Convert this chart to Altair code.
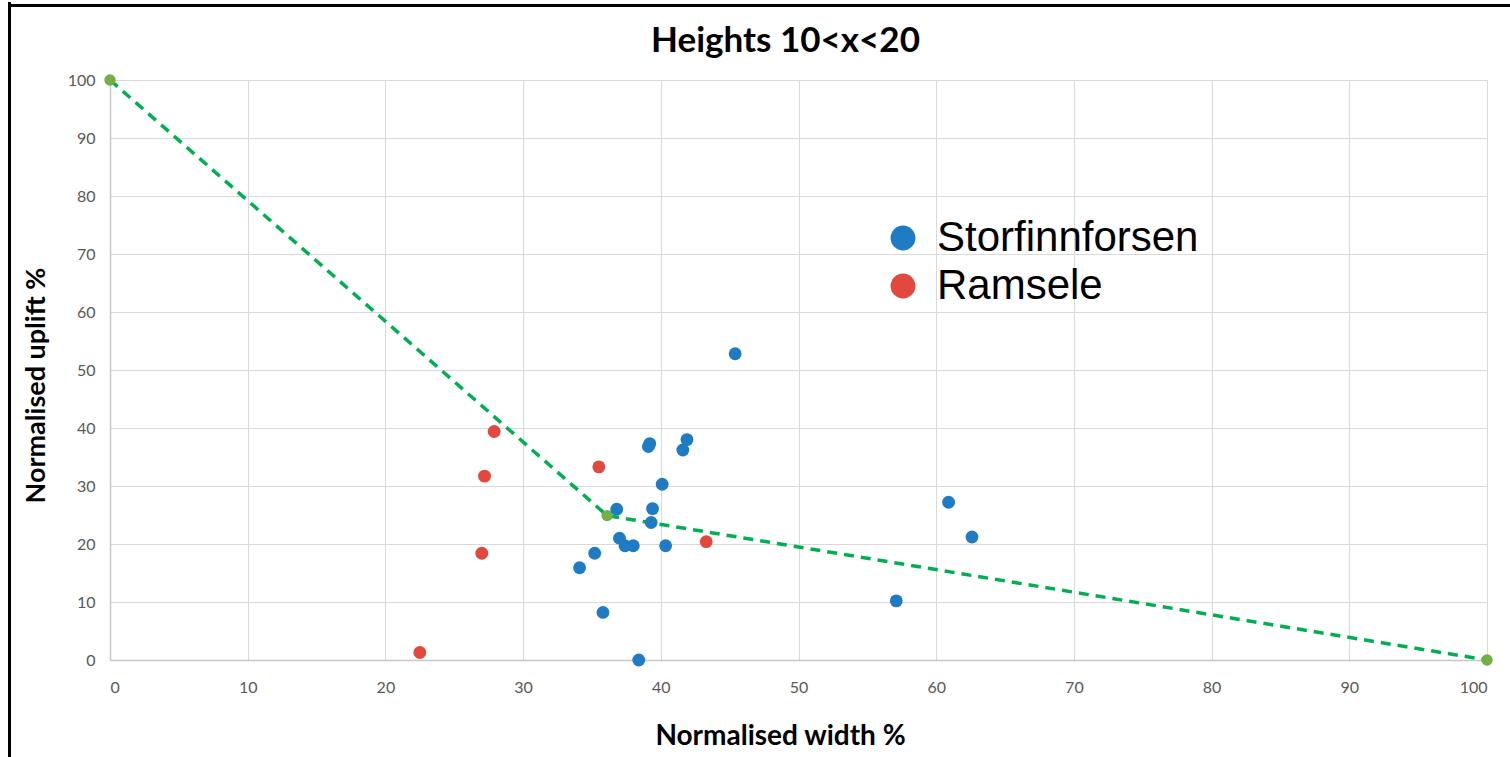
import altair as alt
import pandas as pd

# Data
stor_x = [34.1, 35.2, 35.8, 36.8, 37.0, 37.4, 38.0, 38.4, 39.1, 39.2, 39.4, 39.3, 40.1, 40.35, 41.6, 41.9, 45.4, 57.1, 60.9, 62.6]
stor_y = [15.9, 18.4, 8.2, 26.0, 21.0, 19.7, 19.7, 0.0, 36.8, 37.3, 26.1, 23.7, 30.3, 19.7, 36.2, 38.0, 52.8, 10.2, 27.2, 21.2]
ram_x = [22.5, 27.0, 27.2, 27.9, 35.5, 43.3]
ram_y = [1.3, 18.4, 31.7, 39.4, 33.3, 20.4]
line_x = [0, 36.1, 100]
line_y = [100, 24.9, 0]
series_names = ["Storfinnforsen", "Ramsele"]
series_colors = ["#1f7bc4", "#e2483e"]
ticks = list(range(0, 101, 10))

pts = pd.DataFrame({
    "x": stor_x + ram_x,
    "y": stor_y + ram_y,
    "series": [series_names[0]] * len(stor_x) + [series_names[1]] * len(ram_x),
})
line_df = pd.DataFrame({"x": line_x, "y": line_y})

W, H = 1377, 580
PL, PT, PR, PB = 110, 80, 23, 97

xenc = alt.X("x:Q", scale=alt.Scale(domain=[0, 100], nice=False, zero=False),
             axis=alt.Axis(values=ticks, title="Normalised width %", grid=True, ticks=False,
                           labelPadding=19, titleX=670, titleY=84, titleAlign="center",
                           titleBaseline="alphabetic", titleFontSize=28))
yenc = alt.Y("y:Q", scale=alt.Scale(domain=[0, 100], nice=False, zero=False),
             axis=alt.Axis(values=ticks, title="Normalised uplift %", grid=True, ticks=False,
                           labelPadding=15, titleX=-66, titleY=305, titleAngle=270,
                           titleAlign="center", titleBaseline="alphabetic", titleFontSize=27))

line = alt.Chart(line_df).mark_line(color="#00b050", strokeWidth=3.5, strokeDash=[10, 7]).encode(
    x=xenc, y=yenc)
green = alt.Chart(line_df).mark_circle(color="#72b043", size=130, opacity=1).encode(x="x:Q", y="y:Q")
scatter = alt.Chart(pts).mark_circle(size=165, opacity=1).encode(
    x="x:Q", y="y:Q",
    color=alt.Color("series:N", scale=alt.Scale(domain=series_names, range=series_colors),
                    legend=alt.Legend(orient="none", legendX=772, legendY=137, title=None,
                                      labelFontSize=42, labelFont="Liberation Sans",
                                      labelColor="black", labelLimit=600,
                                      symbolSize=620, symbolType="circle",
                                      symbolStrokeWidth=0, labelOffset=13, rowPadding=6,
                                      padding=0)),
)

frame_left = alt.Chart(alt.Data(values=[{}])).mark_rule(color="black", strokeWidth=3).encode(
    x=alt.value(-100.5), y=alt.value(-78), y2=alt.value(H + PB))
frame_top = alt.Chart(alt.Data(values=[{}])).mark_rule(color="black", strokeWidth=3).encode(
    x=alt.value(-102), x2=alt.value(W + PR), y=alt.value(-74.5))

chart = alt.layer(line, green, scatter, frame_left, frame_top).properties(
    width=W, height=H,
    background="white",
    autosize=alt.AutoSizeParams(type="none"),
    padding={"left": PL, "top": PT, "right": PR, "bottom": PB},
    title=alt.TitleParams("Heights 10<x<20", font="Lato", fontSize=35, fontWeight="bold",
                          color="black", anchor="middle", dx=-13, dy=58, offset=0),
).configure_view(stroke=None).configure_axis(
    gridColor="#d9d9d9", gridWidth=1, domainColor="#c8c8c8", domainWidth=1.5,
    labelFont="Lato", labelFontSize=16, labelColor="#595959",
    titleFont="Lato", titleFontWeight="bold", titleColor="black",
)

chart.save("out.html", embed_options={"renderer": "svg", "actions": False})
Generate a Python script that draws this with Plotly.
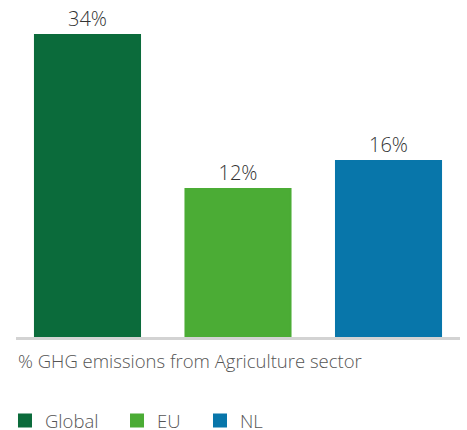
import plotly.graph_objects as go

categories = ["Global", "EU", "NL"]
values = [34, 12, 16]
labels = ["34%", "12%", "16%"]
colors = ["#0B6B3B", "#4BAC35", "#0876AA"]

# the reference bars rise from a floor below zero
AXIS_FLOOR = -9.14
AXIS_TOP = 39.0

legend_ids = ["legend", "legend2", "legend3"]
legend_x = [-0.0248, 0.2275, 0.4144]

fig = go.Figure()
for i, (c, v, t, col) in enumerate(zip(categories, values, labels, colors)):
    fig.add_trace(go.Bar(
        x=[i], y=[v - AXIS_FLOOR], base=[AXIS_FLOOR], name=c,
        marker=dict(color=col, line=dict(width=2, color=col)),
        width=0.698, text=[t], textposition="outside",
        textfont=dict(size=20, color="#333333", family="Open Sans", weight=300),
        cliponaxis=False, hoverinfo="skip", legend=legend_ids[i],
    ))

legend_common = dict(orientation="h", xanchor="left", y=-0.2493, yanchor="middle",
                     font=dict(size=18.5, color="#555555", family="Open Sans", weight=300),
                     bgcolor="rgba(0,0,0,0)")

layout_legends = {}
for lid, lx in zip(legend_ids, legend_x):
    layout_legends[lid] = dict(legend_common, x=lx)

fig.update_layout(
    width=467, height=430,
    margin=dict(l=16, r=7, t=0, b=93, autoexpand=False),
    plot_bgcolor="white", paper_bgcolor="white",
    barmode="overlay",
    font=dict(family="Open Sans", color="#555555"),
    xaxis=dict(range=[-0.475, 2.475], showticklabels=False, showgrid=False,
               zeroline=False, showline=True, linecolor="#D3D3D3", linewidth=3,
               fixedrange=True),
    yaxis=dict(range=[AXIS_FLOOR, AXIS_TOP], visible=False, fixedrange=True),
    showlegend=True,
    annotations=[dict(text="% GHG emissions from Agriculture sector", xref="paper", yref="paper",
                      x=0, y=0, xanchor="left", yanchor="middle", yshift=-23, showarrow=False,
                      font=dict(size=18.5, color="#555555", family="Open Sans", weight=300))],
    **layout_legends,
)
fig.write_html("out.html")
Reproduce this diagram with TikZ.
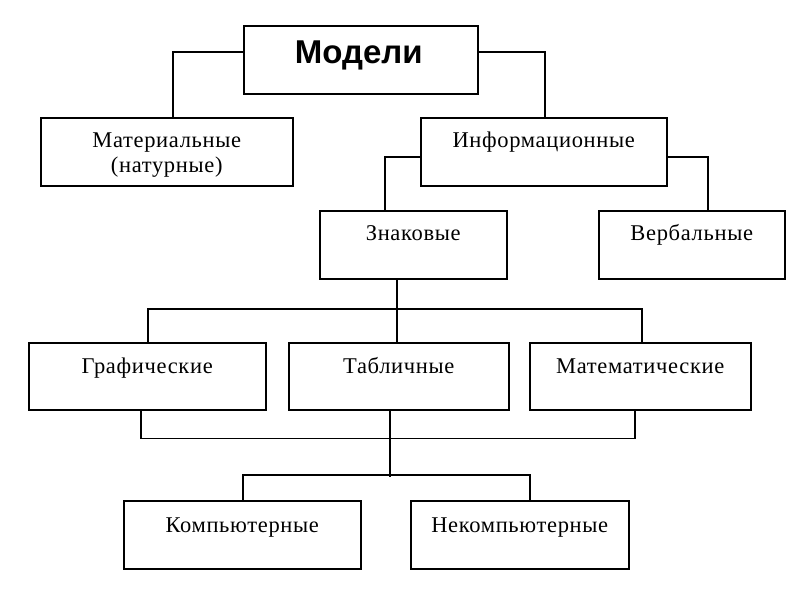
\documentclass[tikz,border=0pt]{standalone}
\usepackage{fontspec}
\setmainfont{Liberation Serif}[LetterSpace=3]
\newfontfamily\headfont{Liberation Sans}
\usetikzlibrary{calc}
\begin{document}
\begin{tikzpicture}[x=1pt,y=-1pt,
  box/.style={draw, line width=1.5pt, rectangle, inner sep=0pt, anchor=north west, minimum height=68pt},
  lbl/.style={anchor=base, inner sep=0pt, font=\fontsize{22.5}{27}\selectfont},
  conn/.style={line width=1.5pt}]
\fill[white] (0,0) rectangle (800,600);
\useasboundingbox (0,0) rectangle (800,600);
% boxes
\node[box, minimum width=234pt] (model) at (243,25) {};
\node[box, minimum width=252pt] (mat) at (40,117) {};
\node[box, minimum width=246pt] (info) at (420,117) {};
\node[box, minimum width=187pt] (zn) at (319,210) {};
\node[box, minimum width=186pt] (verb) at (598,210) {};
\node[box, minimum width=237pt, minimum height=67pt] (graf) at (28,342) {};
\node[box, minimum width=220pt, minimum height=67pt] (tab) at (288,342) {};
\node[box, minimum width=221pt, minimum height=67pt] (matem) at (529,342) {};
\node[box, minimum width=237pt] (komp) at (123,500) {};
\node[box, minimum width=218pt] (nek) at (410,500) {};
% labels
\node[anchor=base, inner sep=0pt, font=\headfont\bfseries\fontsize{33}{38}\selectfont] (tmodel) at ($(model.north)+(-2,38)$) {Модели};
\node[lbl] (tmat1) at ($(mat.north)+(0,30)$) {Материальные};
\node[lbl] (tmat2) at ($(mat.north)+(0,55)$) {(натурные)};
\node[lbl] (tinfo) at ($(info.north)+(0,30)$) {Информационные};
\node[lbl] (tzn) at ($(zn.north)+(0,30)$) {Знаковые};
\node[lbl] (tverb) at ($(verb.north)+(0,30)$) {Вербальные};
\node[lbl] (tgraf) at ($(graf.north)+(0,31)$) {Графические};
\node[lbl] (ttab) at ($(tab.north)+(0,31)$) {Табличные};
\node[lbl] (tmatem) at ($(matem.north)+(0,31)$) {Математические};
\node[lbl] (tkomp) at ($(komp.north)+(0,32)$) {Компьютерные};
\node[lbl] (tnek) at ($(nek.north)+(0,32)$) {Некомпьютерные};
% connectors
\draw[conn] ($(model.north west)+(0,27)$) -| ($(mat.north west)+(133,0)$);
\draw[conn] ($(model.north east)+(0,27)$) -| ($(info.north west)+(125,0)$);
\draw[conn] ($(info.north west)+(0,40)$) -| ($(zn.north west)+(66,0)$);
\draw[conn] ($(info.north east)+(0,40)$) -| ($(verb.north west)+(110,0)$);
\draw[conn] ($(zn.south west)+(78,0)$) -- ($(tab.north west)+(109,0)$);
\draw[conn] ($(graf.north west)+(120,0)$) |- ($(matem.north west)+(113,-33)$) -- ($(matem.north west)+(113,0)$);
\draw[conn] ($(graf.south west)+(113,0)$) |- ($(matem.south west)+(106,28)$) -- ($(matem.south west)+(106,0)$);
\draw[conn] ($(tab.south west)+(102,0)$) -- ($(tab.south west)+(102,66)$);
\draw[conn] ($(komp.north west)+(120,0)$) |- ($(nek.north west)+(120,-25)$) -- ($(nek.north west)+(120,0)$);
\end{tikzpicture}
\end{document}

## EXERCISE BRIEF
Of the lines above, quote exactly those from the one with "Generate a Python" through the one with "legend_x = [-0.0248, 0.2275, 0.4144]", ends included; pictures stay out.

## RESULT OF THIS TASK
Generate a Python script that draws this with Plotly.
import plotly.graph_objects as go

categories = ["Global", "EU", "NL"]
values = [34, 12, 16]
labels = ["34%", "12%", "16%"]
colors = ["#0B6B3B", "#4BAC35", "#0876AA"]

# the reference bars rise from a floor below zero
AXIS_FLOOR = -9.14
AXIS_TOP = 39.0

legend_ids = ["legend", "legend2", "legend3"]
legend_x = [-0.0248, 0.2275, 0.4144]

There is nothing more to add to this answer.